'Absolutely honoured': Winnipeg homelessness advocate Hannah Taylor gets international award

'Absolutely honoured': Winnipeg homelessness advocate Hannah Taylor gets international award

A young Winnipeg advocate is receiving an international humanitarian award for her work to help the homeless.

Hannah Taylor, 21, is one of six people who will receive this year's Six Core Principles Awards from the Muhammad Ali Centre.

"I'm absolutely honoured to be mentioned in the same sentence as him," Taylor said of former boxer Ali, who founded the humanitarian centre. "To have the opportunity to meet the other recipients is so exciting."

Ali, who died in June 2016, won the gold medal in boxing at the 1960 Olympics and later used his fame as a human rights activist and humanitarian.

Taylor started the Ladybug Foundation when she was eight years old in 2004. Since then, the foundation has raised around $4 million directly and indirectly, she said.

In September, she'll fly to the Muhammad Ali Centre in Kentucky with the five other recipients of the Six Core Principles Awards.

The awards honour people under 30 who are transforming communities and bringing about positive change in the world, the Muhammad Ali Centre website says.

Each recipient is recognized for one of the six "core principles": confidence, conviction, dedication, giving, respect and spirituality.

'It just hit me in the gut'

Taylor traces her journey with advocacy back to a winter day when she was five. She was with her mom, driving down a Winnipeg back lane, when she saw a man searching through a dumpster.

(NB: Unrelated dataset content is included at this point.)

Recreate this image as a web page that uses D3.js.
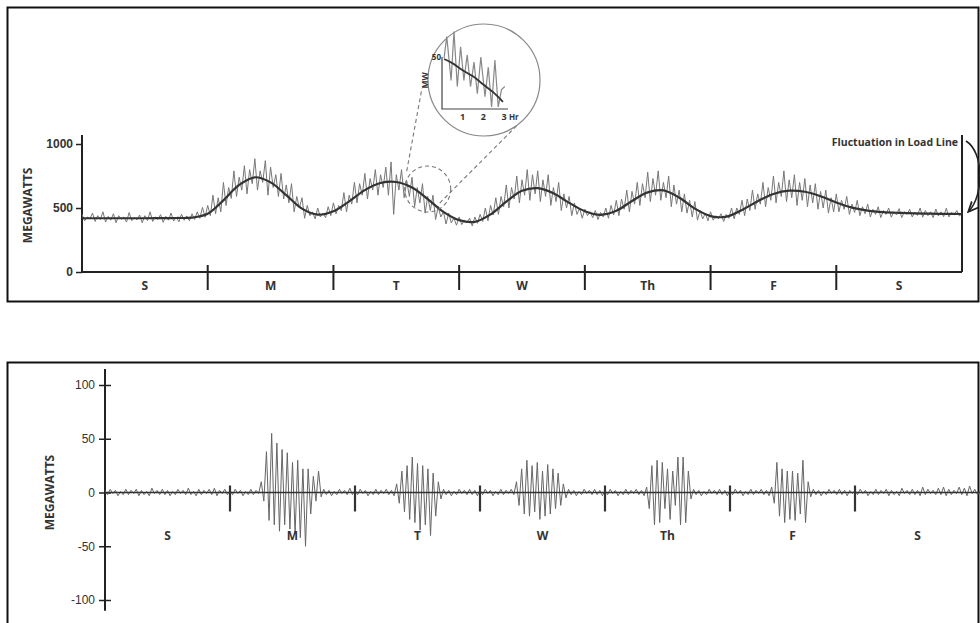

"I've always lived a very fortunate life and I'd never seen homelessness before, and it just hit me in the gut. I think everybody has a moment like this, that just strikes them that they can't forget about, and for me, it was this gentleman looking for food," she said.

"I turned to my mom and I said, 'What is he doing? Why is he doing that?' And she said that he was down on his luck and he had to do that to eat."

She couldn't forget the man and his situation, and her concern eventually led her to fundraise to fight homelessness and then create the Ladybug Foundation.

Taylor is studying political science at McGill University and hopes to become a human rights lawyer.